§ What to work on
Set down the full listing exactly as given. Any pictures are to be left out.

§ Raw data
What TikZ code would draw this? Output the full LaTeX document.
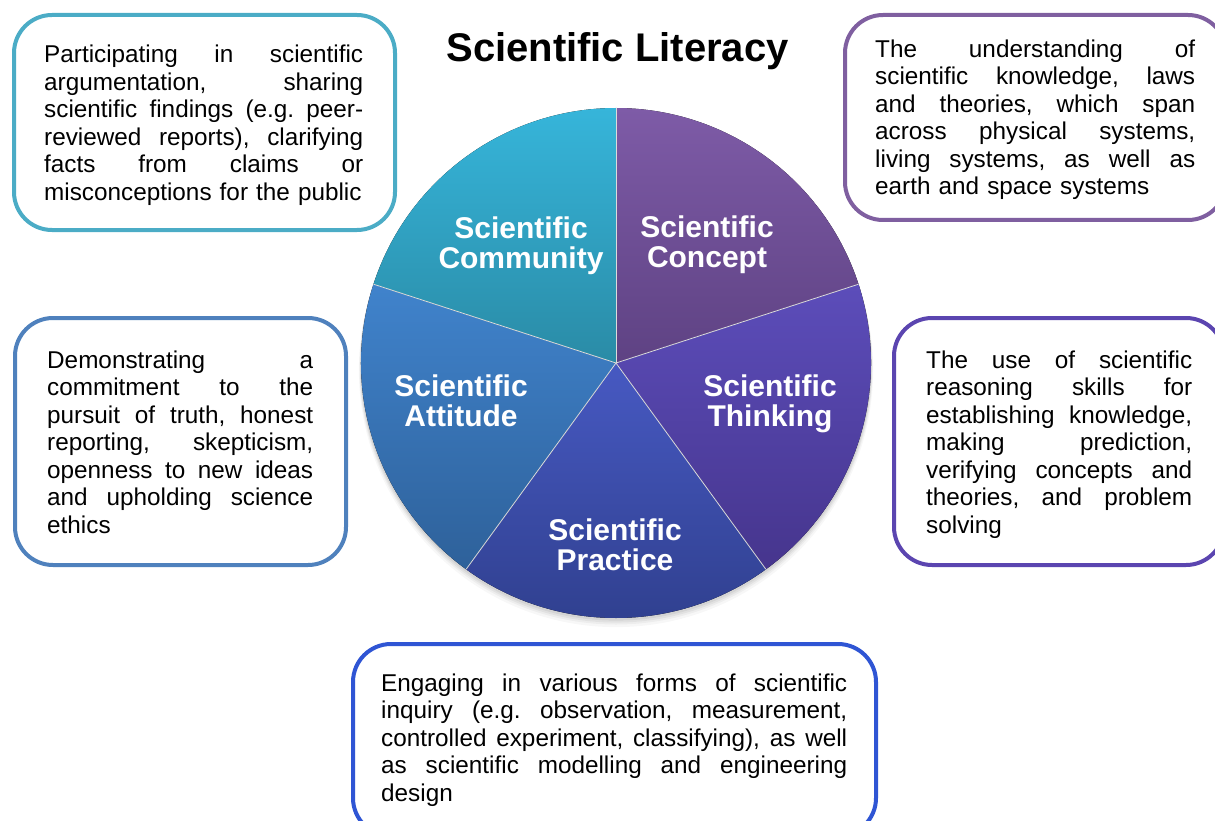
\documentclass[tikz,border=0pt]{standalone}
\usepackage{fontspec}
\setmainfont{Liberation Sans}
\usetikzlibrary{calc}
\frenchspacing
% width of the justified description lines
\newlength\bw
% one fully justified line of a description block
\newcommand\fullline[1]{\hbox to\bw{\spaceskip=0.278em plus 1fil\relax#1}}
% closing line, set at natural width
\newcommand\lastline[1]{\hbox{#1}}
\definecolor{aquaB}{HTML}{4BACC6}
\definecolor{purpB}{HTML}{7F5FA0}
\definecolor{blueB}{HTML}{4F81BD}
\definecolor{violB}{HTML}{5B45B0}
\definecolor{royalB}{HTML}{2F55D4}
\begin{document}
\begin{tikzpicture}[x=1pt,y=-1pt,
  frame/.style={draw, line width=4pt, rounded corners=38pt, fill=white, inner sep=0pt},
  body/.style={anchor=base west, inner sep=0pt, align=left, text=black, text width=#1,
    font=\fontsize{24.3}{27.5}\selectfont, execute at begin node={\setlength\bw{#1}}},
  seglabel/.style={anchor=base, inner sep=0pt, text width=200pt, align=center,
    text=white, font=\bfseries\fontsize{30}{30.5}\selectfont},
  sepline/.style={draw=white!72!gray, line width=0.8pt}
]
\useasboundingbox (0,0) rectangle (1215,821);

% ---- title
\node[anchor=base, inner sep=0pt, font=\bfseries\fontsize{40}{44}\selectfont] (title) at (617.5,62) {Scientific Literacy};

% ---- description frames
\node[frame, draw=aquaB, minimum width=381pt, minimum height=215pt] (tlbox) at (204.5,122.5) {};
\node[frame, draw=purpB, minimum width=381pt, minimum height=205pt] (trbox) at (1035.5,117.5) {};
\node[frame, draw=blueB, minimum width=331pt, minimum height=247pt] (lmbox) at (180.5,441.5) {};
\node[frame, draw=violB, minimum width=330pt, minimum height=247pt] (rmbox) at (1059,441.5) {};
\node[frame, draw=royalB, minimum width=523pt, minimum height=192pt] (bmbox) at (614.5,740) {};

% ---- description texts
\node[body=319pt] (tltext) at (44,63) {%
\fullline{Participating in scientific}
\fullline{argumentation, sharing}
\fullline{scientific findings (e.g. peer-}
\fullline{reviewed reports), clarifying}
\fullline{facts from claims or}
\lastline{misconceptions for the public}};

\node[body=320pt] (trtext) at (875,57.3) {%
\fullline{The understanding of}
\fullline{scientific knowledge, laws}
\fullline{and theories, which span}
\fullline{across physical systems,}
\fullline{living systems, as well as}
\lastline{earth and space systems}};

\node[body=266pt] (lmtext) at (47,368.3) {%
\fullline{Demonstrating a}
\fullline{commitment to the}
\fullline{pursuit of truth, honest}
\fullline{reporting, skepticism,}
\fullline{openness to new ideas}
\fullline{and upholding science}
\lastline{ethics}};

\node[body=266pt] (rmtext) at (926,368.3) {%
\fullline{The use of scientific}
\fullline{reasoning skills for}
\fullline{establishing knowledge,}
\fullline{making prediction,}
\fullline{verifying concepts and}
\fullline{theories, and problem}
\lastline{solving}};

\node[body=466pt] (bmtext) at (381,691.4) {%
\fullline{Engaging in various forms of scientific}
\fullline{inquiry (e.g. observation, measurement,}
\fullline{controlled experiment, classifying), as well}
\fullline{as scientific modelling and engineering}
\lastline{design}};

% ---- pie chart
\coordinate (pc) at (616,363);

% soft shadow under the pie
\foreach \d/\o in {7/0.03,5/0.04,3.5/0.05,2/0.06}{
  \fill[black, opacity=\o] ($(pc)+(0,\d)$) circle[radius=255pt+\d pt*0.3];
}

% five equal sectors
\fill[top color={rgb,255:red,126;green,91;blue,167}, bottom color={rgb,255:red,94;green,66;blue,131}]
  (pc) -- ++(90:255pt) arc[start angle=90, end angle=18, radius=255pt] -- cycle;
\fill[top color={rgb,255:red,92;green,77;blue,186}, bottom color={rgb,255:red,70;green,53;blue,141}]
  (pc) -- ++(18:255pt) arc[start angle=18, end angle=-54, radius=255pt] -- cycle;
\fill[top color={rgb,255:red,71;green,89;blue,194}, bottom color={rgb,255:red,47;green,63;blue,141}]
  (pc) -- ++(-54:255pt) arc[start angle=-54, end angle=-126, radius=255pt] -- cycle;
\fill[top color={rgb,255:red,64;green,131;blue,204}, bottom color={rgb,255:red,46;green,97;blue,154}]
  (pc) -- ++(-126:255pt) arc[start angle=-126, end angle=-198, radius=255pt] -- cycle;
\fill[top color={rgb,255:red,54;green,181;blue,218}, bottom color={rgb,255:red,42;green,139;blue,166}]
  (pc) -- ++(162:255pt) arc[start angle=162, end angle=90, radius=255pt] -- cycle;

% thin light seams between sectors
\foreach \a in {90,18,-54,-126,162}{
  \draw[sepline] (pc) -- ++(\a:255pt);
}

% sector labels
\node[seglabel] (community) at (521,238) {Scientific\\Community};
\node[seglabel] (concept) at (707,237) {Scientific\\Concept};
\node[seglabel] (thinking) at (770,396) {Scientific\\Thinking};
\node[seglabel] (attitude) at (461,396) {Scientific\\Attitude};
\node[seglabel] (practice) at (615,540) {Scientific\\Practice};
\end{tikzpicture}
\end{document}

§ Answer to the problem
What TikZ code would draw this? Output the full LaTeX document.
\documentclass[tikz,border=0pt]{standalone}
\usepackage{fontspec}
\setmainfont{Liberation Sans}
\usetikzlibrary{calc}
\frenchspacing
% width of the justified description lines
\newlength\bw
% one fully justified line of a description block
\newcommand\fullline[1]{\hbox to\bw{\spaceskip=0.278em plus 1fil\relax#1}}
% closing line, set at natural width
\newcommand\lastline[1]{\hbox{#1}}
\definecolor{aquaB}{HTML}{4BACC6}
\definecolor{purpB}{HTML}{7F5FA0}
\definecolor{blueB}{HTML}{4F81BD}
\definecolor{violB}{HTML}{5B45B0}
\definecolor{royalB}{HTML}{2F55D4}
\begin{document}
\begin{tikzpicture}[x=1pt,y=-1pt,
  frame/.style={draw, line width=4pt, rounded corners=38pt, fill=white, inner sep=0pt},
  body/.style={anchor=base west, inner sep=0pt, align=left, text=black, text width=#1,
    font=\fontsize{24.3}{27.5}\selectfont, execute at begin node={\setlength\bw{#1}}},
  seglabel/.style={anchor=base, inner sep=0pt, text width=200pt, align=center,
    text=white, font=\bfseries\fontsize{30}{30.5}\selectfont},
  sepline/.style={draw=white!72!gray, line width=0.8pt}
]
\useasboundingbox (0,0) rectangle (1215,821);

% ---- title
\node[anchor=base, inner sep=0pt, font=\bfseries\fontsize{40}{44}\selectfont] (title) at (617.5,62) {Scientific Literacy};

% ---- description frames
\node[frame, draw=aquaB, minimum width=381pt, minimum height=215pt] (tlbox) at (204.5,122.5) {};
\node[frame, draw=purpB, minimum width=381pt, minimum height=205pt] (trbox) at (1035.5,117.5) {};
\node[frame, draw=blueB, minimum width=331pt, minimum height=247pt] (lmbox) at (180.5,441.5) {};
\node[frame, draw=violB, minimum width=330pt, minimum height=247pt] (rmbox) at (1059,441.5) {};
\node[frame, draw=royalB, minimum width=523pt, minimum height=192pt] (bmbox) at (614.5,740) {};

% ---- description texts
\node[body=319pt] (tltext) at (44,63) {%
\fullline{Participating in scientific}
\fullline{argumentation, sharing}
\fullline{scientific findings (e.g. peer-}
\fullline{reviewed reports), clarifying}
\fullline{facts from claims or}
\lastline{misconceptions for the public}};

\node[body=320pt] (trtext) at (875,57.3) {%
\fullline{The understanding of}
\fullline{scientific knowledge, laws}
\fullline{and theories, which span}
\fullline{across physical systems,}
\fullline{living systems, as well as}
\lastline{earth and space systems}};

\node[body=266pt] (lmtext) at (47,368.3) {%
\fullline{Demonstrating a}
\fullline{commitment to the}
\fullline{pursuit of truth, honest}
\fullline{reporting, skepticism,}
\fullline{openness to new ideas}
\fullline{and upholding science}
\lastline{ethics}};

\node[body=266pt] (rmtext) at (926,368.3) {%
\fullline{The use of scientific}
\fullline{reasoning skills for}
\fullline{establishing knowledge,}
\fullline{making prediction,}
\fullline{verifying concepts and}
\fullline{theories, and problem}
\lastline{solving}};

\node[body=466pt] (bmtext) at (381,691.4) {%
\fullline{Engaging in various forms of scientific}
\fullline{inquiry (e.g. observation, measurement,}
\fullline{controlled experiment, classifying), as well}
\fullline{as scientific modelling and engineering}
\lastline{design}};

% ---- pie chart
\coordinate (pc) at (616,363);

% soft shadow under the pie
\foreach \d/\o in {7/0.03,5/0.04,3.5/0.05,2/0.06}{
  \fill[black, opacity=\o] ($(pc)+(0,\d)$) circle[radius=255pt+\d pt*0.3];
}

% five equal sectors
\fill[top color={rgb,255:red,126;green,91;blue,167}, bottom color={rgb,255:red,94;green,66;blue,131}]
  (pc) -- ++(90:255pt) arc[start angle=90, end angle=18, radius=255pt] -- cycle;
\fill[top color={rgb,255:red,92;green,77;blue,186}, bottom color={rgb,255:red,70;green,53;blue,141}]
  (pc) -- ++(18:255pt) arc[start angle=18, end angle=-54, radius=255pt] -- cycle;
\fill[top color={rgb,255:red,71;green,89;blue,194}, bottom color={rgb,255:red,47;green,63;blue,141}]
  (pc) -- ++(-54:255pt) arc[start angle=-54, end angle=-126, radius=255pt] -- cycle;
\fill[top color={rgb,255:red,64;green,131;blue,204}, bottom color={rgb,255:red,46;green,97;blue,154}]
  (pc) -- ++(-126:255pt) arc[start angle=-126, end angle=-198, radius=255pt] -- cycle;
\fill[top color={rgb,255:red,54;green,181;blue,218}, bottom color={rgb,255:red,42;green,139;blue,166}]
  (pc) -- ++(162:255pt) arc[start angle=162, end angle=90, radius=255pt] -- cycle;

% thin light seams between sectors
\foreach \a in {90,18,-54,-126,162}{
  \draw[sepline] (pc) -- ++(\a:255pt);
}

% sector labels
\node[seglabel] (community) at (521,238) {Scientific\\Community};
\node[seglabel] (concept) at (707,237) {Scientific\\Concept};
\node[seglabel] (thinking) at (770,396) {Scientific\\Thinking};
\node[seglabel] (attitude) at (461,396) {Scientific\\Attitude};
\node[seglabel] (practice) at (615,540) {Scientific\\Practice};
\end{tikzpicture}
\end{document}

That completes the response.